= Committee on the Status of Women and Gender Equality =

The Committee for the Advancement of the Status of Women and Gender Equality (Hebrew language: הוועדה לקידום מעמד האישה ולשוויון מגדרי) is one of the Israeli Knesset's standing committees.

== History ==
At the end of the 12th Knesset, after the official ratification of the "Convention on the Elimination of All Forms of Discrimination against Women (CEDAW)" in the Knesset, the "Special Committee on the Status of Women" was established. The special committee was headed by MK Sarah Doron of the Likud and included members Shulamit Aloni, Geula Cohen, Tamar Gozansky, and others. During its short period of activity, the committee recorded several achievements, including the Chief Rabbinate's agreement to publish regulations on the status of women in rabbinical courts; and support for legislation that allowed married women to be recognized as independent taxpayers in income tax.

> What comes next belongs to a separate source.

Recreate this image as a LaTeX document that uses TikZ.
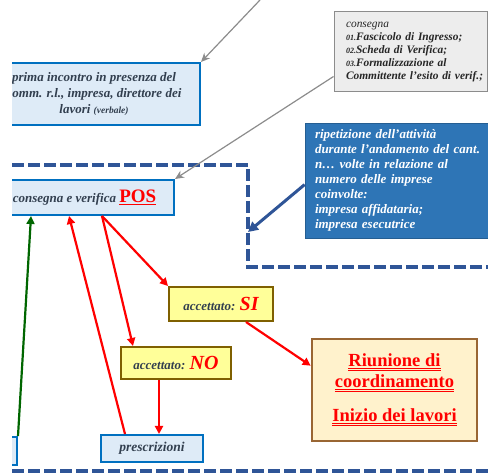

About six months later, the Committee for the Advancement of the Status of Women was established in the 13th Knesset, according to a Knesset resolution of 16 November 1992, with the aim of implementing one of the main recommendations that appeared in the report of the State Committee for the Advancement of the Status of Women (1978), headed by MK Ora Namir. The first chairwoman of the committee was MK Yael Dayan. and most of the chairwomen of the committee since its establishment have been women.

The committee's main area of activity is the advancement of the status of women in Israel towards gender equality in representation, education, and personal status. The committee also works to prevent discrimination based on sex or sexual orientation in all areas, as well as to reduce gaps in the economy and labor market, and to combat violence against women. In December 2013, the committee's name was changed to its current name, at the initiative of the committee's chairwoman, Aliza Lavie.